The Nazas Theater has been revitalized for plays, concerts, even opera. It is a showplace.
Several times since, we have talked about returning to Torreon to see more of what we missed. I know why we didn’t go. All hell broke loose. Murders became the primary statistic. A gang took over the prison. The city fired supposedly corrupt police.
What had been a very progressive region, a mix of manufacturing, mining and farming, became a battleground, incoming Zetas against the more established Sinaloa cartel. What followed were shootouts and massacres and bags of severed heads.
There was a very vivid quote from a former mayor: “It’s a powder keg!”
How come it happened in Torreon? It is a four-way intersection, a crossroads from south to north and west to east.

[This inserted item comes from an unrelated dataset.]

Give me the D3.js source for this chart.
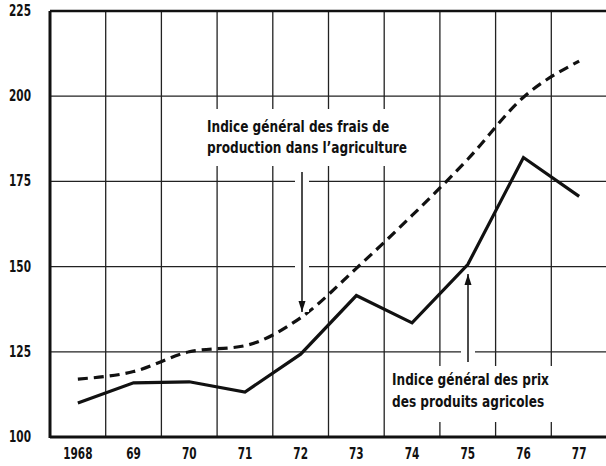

The outbreak last August was unsettling but we think it is now some better, not Paradise restored, never Utopia, but reasonably safe enough to go for another look.
We had always hoped to take a ride on the little passenger train from Torreon to Cañitas de Felipe Pescador. It was a relic from another era, one round trip per week.
Mexico has more than 12,000 miles of railroad tracks. For more than a hundred years, trains hauled people. Trains, at their peak, supposedly had 37.4 million passengers in 1972. By the early 1990s, most travelers took the bus.
Passenger trains, fading away, dropped out sharply after privatization of the rail industry in 1996. Primary survivor is the Copper Canyon line in the Sierra Madres.
Trains now haul things, including giant canisters on flat cars. It appears trains remain at least half of the backbone of the $1 billion-a-day trade partnership between Mexico and the United States.
The Torreon to Felipe Pescador line, one engine, one or two cars, was not an ornament. It existed because it was subsidized by Zacatecas state to serve a remote segment of the population. It may have been designed specifically for school teachers traveling from the big city to La Mancha, Symon, San Isidro, Camacho, Opal, Pacheco and La Colorada — or it could have been primarily for shoppers and salesmen who had things to buy or sell during a weekend in Torreon.
It started northbound at 3 p.m. on Friday from Felipe Pescador and southbound from Torreon at 3 on Sunday. The long haul was about six hours. Round-trip price was 324 pesos. For most people, it was more than a joy ride. The train started in one state, ended in another and worked in and out of Durango.
We heard there were at least a few fantastic views along the way and an interesting canyon between Picadias and Juan Engenio. We were warned that the train shook, rattled and rolled on curves and that air conditioning and interior lights rarely worked.
From our perspective, it sounded like an adventure. Train management wasn’t too picky. It would pick up anything and everything, from fruit and vegetables to auto tires. Sacks of beans and potatoes were common at harvest time. There was a year when one passenger brought his motorcycle aboard each weekend.
The stations were picture postcards, much as they were long, long ago. We were told the locals turned out in the little towns to wave to the crew and riders.
The passenger train was a lifeline for many who lived in the remote villages. Alas and alas, it died a natural death in 2012. Noe Rocha in Contraluz-on-line described the void: loneliness, unemployment and tears, many tears…
The digital publication made the loss very personal when it told of vendors with their baskets filled with snacks and goodies, waiting to sell to those on the train — who would never return. It told of the old man who walked every day to the railroad station, just in case the train changed its mind and came again.
Indeed, in such places, hope is last to die.
The passenger train is an object lesson. For those who depended on it, the loss was a terrible blow. For us, it was just a disappointment. So, we missed the train.
For us, adjustment is easy. We’ll find something else of interest. I do believe we’re going back to Torreon. Those from La Mancha, Symon, San Isidro, Camacho, Opal, Pacheco and La Colorada probably won’t be there.